Will This Look Good to Colleges?

If you listen to conversations teenagers have about getting into college, you’ll often hear questions about whether or not their course schedule is challenging enough, if their SAT scores are good enough, which extracurriculars will look good to colleges, and so forth.
Those are all understandable concerns due to the disproportionate emphasis placed on the importance of where a kid goes to college and how that supposedly determines their life’s outcome. For the most part, those concerns also come from a place of good intentions, because they suggest that students care about their futures.
But instead of asking if a choice you make will “look good to colleges,” what if you instead ask yourself, “What are the things I can become my best at that would be make someone else’s life better?”
Decisions motivated by a search for a step-by-step formula to please colleges don’t work out in the end
We commonly hear that universities want to admit students that demonstrate leadership. So everyone scrambles to find quick ways to show off their “leadership” skills to colleges, whether it be serving on student council, being captain of the debate team, or being class valedictorian. All while taking five AP courses and playing three sports, of course.

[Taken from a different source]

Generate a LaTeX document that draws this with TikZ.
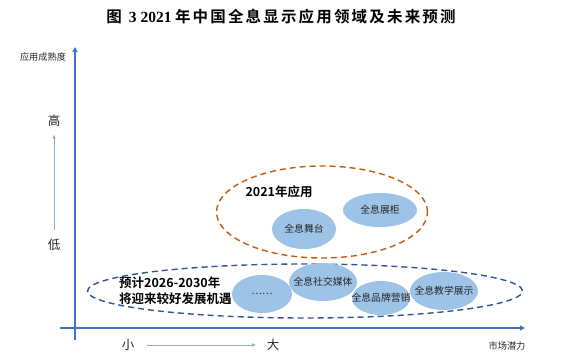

There is nothing inherently wrong with any of those things. But the motives behind them matter. It’s pretty obvious when someone is trying to figure out which things to put on their college application that they think will most impress the admissions committee. Remember, any moderately experienced college admissions officer has encountered hundreds of thousands of applications in their lifetime.
There is no silver bullet
Going back to the idea of becoming your best and making a positive impact, those are not things you can do easily nor quickly. If something is easy to define and to attain (e.g. formal leadership titles supposedly meaning you’re a great leader), then it’s not that meaningful. Have you ever been in a group (organization, classroom, team, etc.) where the designated person in charge is not the most respected or sought-after when there is a problem?
Admissions officers look at your entire applicant file as one entity and try to figure out what you have to contribute to their community and brand. It’s not a matter of having a certain extracurricular or not and strictly evaluating accomplishments in a vacuum.
People are always looking for the “right” answer or a step-by-step manual they can blindly follow. There’s not one right answer (although there are definitely many wrong answers). That’s not how the college admissions process works, and that’s not how life works.
If you’re looking for a straightforward formula, you’re going to be looking for a long time.
Leadership is a process, not an event
Leadership is developed and demonstrated not in one concrete moment in time (e.g. through attaining formal titles) but as a process over the long haul. That process includes the way you treat people, set an example for them, and lift them up.
If you have been making other people’s lives better in everything you do, you can do the same thing on a university campus. That’s value added, and that’s valuable to universities and their brands.
So instead of letting how you choose to spend your time in life be determined by what you think may or may not look good to colleges, a more helpful way forward might be instead to focus on developing the strengths you already have, as well as continuing to put yourself in positions to experience new things.
How do you become your best and be sought after instead of looking to please?